Be warned there are some "sexy" lyrics in "Tell Us, Are You Ready, Eddie? (Eddie Are You Ready?)" they weren't written by me but by Tim Purr for me to sing, which is probably even more disturbing.

Wednesday, 23 April 2008

S.A.T.U.R.D.A.Y NIGHT


I should probably warn the people who go to PUSH at the Astoria 2 on Saturday nights that I'm DJ ing in the main room 12.30 till 1am this Saturday and that I only own a few albums from this decade and also that they'll be no skinny trousered post libertines nonsense. At least not on my watch.

I hope you all like Helen Love.


Glam Chops are supporting the Lancashire Hot Pots at the Purple Turtle in Camden earlier in the evening on stage at 9pm.

Do it all,Have a ball S.A.T.U.R.D.A.Y NIGHT.

Wednesday, 16 April 2008

DAVE NEWTON THE COWBOY

I've written a radio jingle with my friend and producer of Everybody Was In The French Resistance...Now Dave Newton for his show "The Garden Fence Of Sound" on Little Radio

It sounds like this.

Dave has been recording Everybody Was In The French Resistance..Now in California's Joshua Tree National Park some photos of the session are on their Myspace page.....Now

Thursday, 20 March 2008

MORE GLAM CHOPS GIGS (INCLUDING A EUROPEAN FESTIVAL)



GLAM CHOPS FIRST GIG OUTSIDE LONDON
8th May Artrocker @ the Water Margin (Brighton)

BACK WHERE IT ALL BEGAN
30th May Guided Missile @ the Buffalo Bar

FIRST EUROPEAN FESTIVAL
June 29th Boring by the Sea; Weymouth

SOLD

All the paintings,ages ago,sorry.

Wednesday, 12 March 2008

ONLY ONE PAINTING LEFT

A small forty pound one,its not as small as it looks,I have very long fingers.

Tuesday, 11 March 2008

PAINTINGS FOR SALE


Hello,I have some Paintings for sale.There is a big painting,he doesn't have a price,email me if your interested,and we'll discuss it.

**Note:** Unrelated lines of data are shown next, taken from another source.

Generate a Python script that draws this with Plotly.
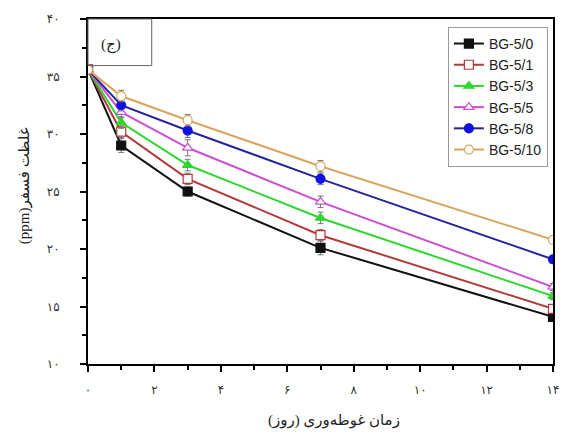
import plotly.graph_objects as go

# Immersion time (days)
days = [0, 1, 3, 7, 14]

# Phosphorus concentration (ppm) per sample
series_names = ["BG-5/0", "BG-5/1", "BG-5/3", "BG-5/5", "BG-5/8", "BG-5/10"]
bg_0 = [35.6, 29.0, 25.0, 20.1, 14.1]
bg_1 = [35.6, 30.2, 26.1, 21.2, 14.8]
bg_3 = [35.6, 31.0, 27.3, 22.7, 15.9]
bg_5 = [35.6, 31.9, 28.8, 24.1, 16.7]
bg_8 = [35.6, 32.5, 30.3, 26.1, 19.1]
bg_10 = [35.6, 33.3, 31.2, 27.2, 20.8]

# Standard deviations
err_0 = [0.3, 0.6, 0.4, 0.6, 0.3]
err_1 = [0.3, 0.5, 0.5, 0.5, 0.3]
err_3 = [0.3, 0.5, 0.5, 0.5, 0.3]
err_5 = [0.3, 0.5, 0.7, 0.5, 0.3]
err_8 = [0.3, 0.5, 0.6, 0.5, 0.3]
err_10 = [0.4, 0.5, 0.5, 0.5, 0.3]

# Tick labels in Persian digits
x_ticks = [0, 2, 4, 6, 8, 10, 12, 14]
x_tick_text = ["۰", "۲", "۴", "۶", "۸", "۱۰", "۱۲", "۱۴"]
y_ticks = [10, 15, 20, 25, 30, 35, 40]
y_tick_text = ["۱۰", "۱۵", "۲۰", "۲۵", "۳۰", "۳۵", "۴۰"]

values = [bg_0, bg_1, bg_3, bg_5, bg_8, bg_10]
errors = [err_0, err_1, err_3, err_5, err_8, err_10]
line_colors = ["#111111", "#b23a3a", "#2fd62f", "#cc4fd0", "#23239a", "#d9a55c"]
marker_fill = ["#111111", "white", "#2fd62f", "white", "#1010e0", "white"]
marker_line = ["#111111", "#b23a3a", "#2fd62f", "#cc4fd0", "#1010e0", "#d9a55c"]
symbols = ["square", "square", "triangle-up", "triangle-up", "circle", "circle"]

fig = go.Figure()
for name, y, e, lc, mf, ml, sym in zip(series_names, values, errors, line_colors,
                                        marker_fill, marker_line, symbols):
    fig.add_trace(go.Scatter(
        x=days, y=y, name=name, mode="lines+markers",
        line=dict(color=lc, width=2),
        marker=dict(symbol=sym, size=9, color=mf, line=dict(color=ml, width=1.2)),
        error_y=dict(type="data", array=e, visible=True, color="#777777",
                     thickness=1, width=3),
    ))

axis_font = dict(family="Liberation Serif, DejaVu Sans", size=12, color="#333333")

fig.update_xaxes(
    range=[0, 14], tickmode="array", tickvals=x_ticks, ticktext=x_tick_text,
    showline=True, linecolor="black", linewidth=2, mirror=True,
    ticks="outside", ticklen=6, tickwidth=2, tickcolor="black",
    minor=dict(dtick=1, ticks="outside", ticklen=4, tickwidth=1.5, tickcolor="black"),
    showgrid=False, zeroline=False, tickfont=axis_font, ticklabelstandoff=8,
)
fig.update_yaxes(
    range=[10, 40], tickmode="array", tickvals=y_ticks, ticktext=y_tick_text,
    showline=True, linecolor="black", linewidth=2, mirror=True,
    ticks="outside", ticklen=6, tickwidth=2, tickcolor="black",
    minor=dict(dtick=2.5, ticks="outside", ticklen=4, tickwidth=1.5, tickcolor="black"),
    showgrid=False, zeroline=False, tickfont=axis_font, ticklabelstandoff=18,
)

title_font = dict(family="Liberation Serif, DejaVu Sans", size=15, color="#222222")

fig.update_layout(
    width=571, height=435,
    margin=dict(l=88, r=17, t=17, b=71),
    plot_bgcolor="white", paper_bgcolor="white",
    showlegend=True,
    legend=dict(
        x=0.989, y=0.977, xanchor="right", yanchor="top",
        bgcolor="white", bordercolor="#999999", borderwidth=1,
        font=dict(family="Liberation Sans, Arial", size=14, color="#222222"),
        tracegroupgap=0,
    ),
    annotations=[
        dict(text="\u200fزمان غوطه\u200cوری (روز)\u200f", xref="paper", yref="paper",
             x=0.53, y=-0.164, xanchor="center", yanchor="middle",
             showarrow=False, font=title_font),
        dict(text="(ppm)غلظت فسفر", xref="paper", yref="paper",
             x=-0.135, y=0.516, xanchor="center", yanchor="middle",
             textangle=-90, showarrow=False, font=title_font),
        dict(text="(ج)", xref="paper", yref="paper",
             x=0.049, y=0.925, xanchor="center", yanchor="middle",
             showarrow=False, font=dict(family="Liberation Serif, DejaVu Sans",
                                        size=15, color="#222222")),
    ],
    shapes=[
        dict(type="rect", xref="paper", yref="paper",
             x0=0, x1=0.137, y0=0.865, y1=1,
             line=dict(color="#666666", width=1), fillcolor="rgba(0,0,0,0)"),
    ],
)

fig.write_html("out.html")
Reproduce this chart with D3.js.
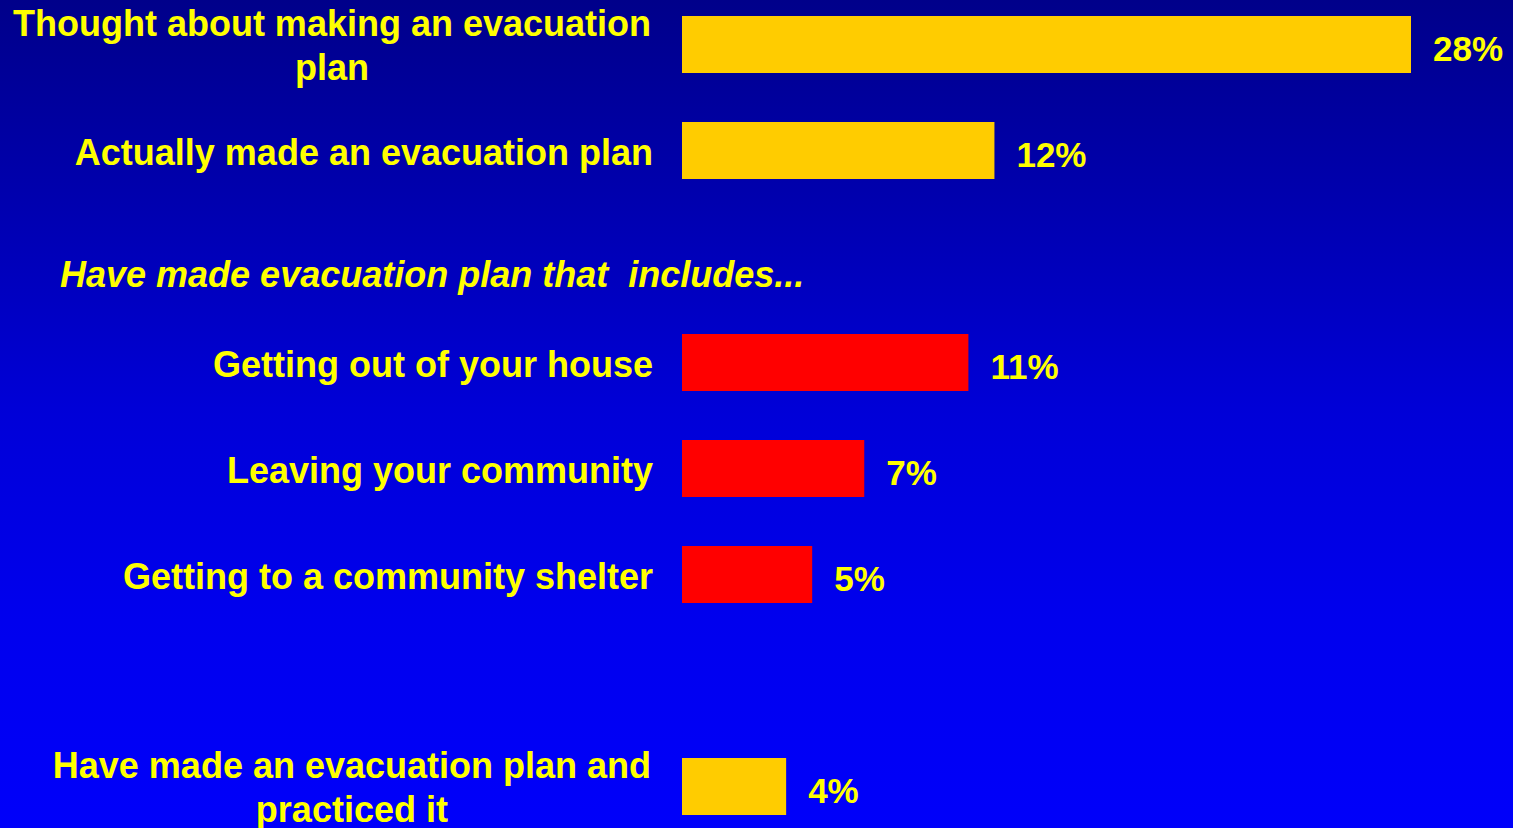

I think prints are impersonal so I've made 10 replica's on postcard sized stretched canvas (12cm x 18cm) with acrylic paint,I wont be replicating it again,they are 40 pounds each,plus P&P.

Every painting comes with the song "Thank You,For Buying a Painting (postcard/tree's)" with a personalised sleeve.

all Enquiries to eddie.argos.resource@gmail.com

as you can see I'm also growing a beard.

Monday, 10 March 2008

PARANOID DOG BARK


Are now called Glam Chops.

and to celebrate are playing Club Mooncat at The Half Moon in Herne Hill (which is near Brixton) this Friday 14th March

Live they appear with Bath's sensational Panther Girls.

Monday, 3 March 2008

EVERYBODY WAS IN THE FRENCH RESISTANCE....NOW

Everybody was in the French resistance....now have confirmed that after lots of intensive searching they have found the perfect producer for their debut album.

They will begin work this April with producer Dave Newton at his studio in Joshua Tree California.

The album will be called "Fixing the Charts"

You will all be wearing cambric shirts and dancing to Scarborough Fair by the end of the year,you have been warned.

Tuesday, 26 February 2008

Monday, 25 February 2008

PARANOID DOG BARK,EUROPEAN FESTIVAL'S WARM UP GIG

The UK's foremost orthodox glam band are playing an intimate show at the guided missile club,on 8th of march.

it will be exactly like this.

but then they have to give their name back to it's rightful owners who live in bath.

Any suggestion's for a new name would be gratefully recieved.